Anderson, a licensed professional counselor with a master's in counseling psychology, became involved with the Love and Logic philosophy last year.
"Library director Robin Magee, came to me with a local parent last January and asked if I would be interested in teaching a parenting class," said Anderson. "They were familiar with the Love and Logic series, and I liked the material." Anderson has been working with families and parents for some time and found teaching the classes to be a natural fit. "The library purchased training programs and materials to enable somebody who knew about parenting to teach the classes." The classes, offered in conjunction with the library last year, were very well attended and Anderson found the principles to be very helpful to her own family. She decided to continue to teach the Love and Logic-based parenting classes both in Telluride and Norwood.
"There are three or four key principles to the Love and Logic philosophy," said Anderson, with one of the most important being a consistency of consequences. "It's almost impossible not to be administering some sort of consequence for a child's misbehavior, and often it comes across as anger. Rather than learning from their actions, they are mad at you and think you're mean. It's important for them to figure out the consequences for their actions."
Another important principle is for parents to support their children in making their own choices and decisions whenever possible. "Often we as parents become over concerned about problems that really are a child's to solve," explained Anderson. "For example, problems with peers or getting homework done. If we start lecturing and have so much concern, they often become under-concerned. We need to come up with strategies so they understand they will experience consequences for their actions."
Showing empathy while enforcing consequences or supporting kids to make their own decisions is a third principle of Love and Logic. "We need to do it in a way that sincerely relates to the consequences they face," said Anderson.
"It's also important for parents to share control with our kids about things we can afford to share control with, and maintain strict control for bigger things," said Anderson.
Anderson stressed that Love and Logic is not just for parents in trouble. "I don't know any parents that don't need help," said Anderson, and some are simply "frustrated with the overall tone in the household. Any parent that would like the tone to be more even keeled can benefit from this talk."

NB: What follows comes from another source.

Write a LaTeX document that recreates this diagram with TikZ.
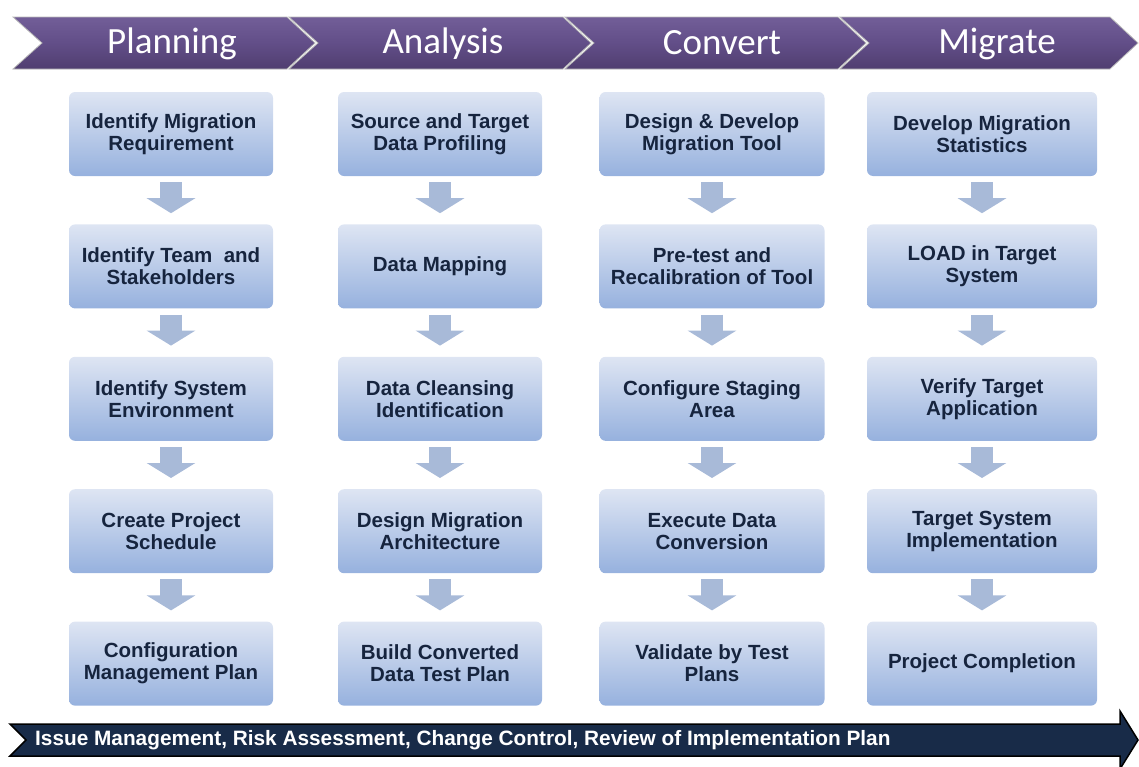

Anderson admits she has learned a lot from teaching the classes as well. "When I am most aware that I need to stop and take stock of the situation is when I've repeated something seven times," said Anderson. "After seven times, it's obvious there is no consequence. I have to look at how I can step back and enforce something rather than lecture. Fay has a lot of creative ideas on enforcing."
Fay's talk will kick off the next series of parenting classes offered by Anderson's San Juan Parenting Education. "We tried to get him last year to speak before our first series, but his first opening wasn't until January 2005," said Anderson. "He is in demand."
The next parenting course starts, Tuesday, Feb. 1, and runs for seven consecutive Tuesdays. The first session is on creating a strong bond of attachment with your child; the second is on positive communication; and the last five follow the Love and Logic philosophy. "I call this our 'General Parenting' series," said Anderson. "It's geared to parents of kids of all ages."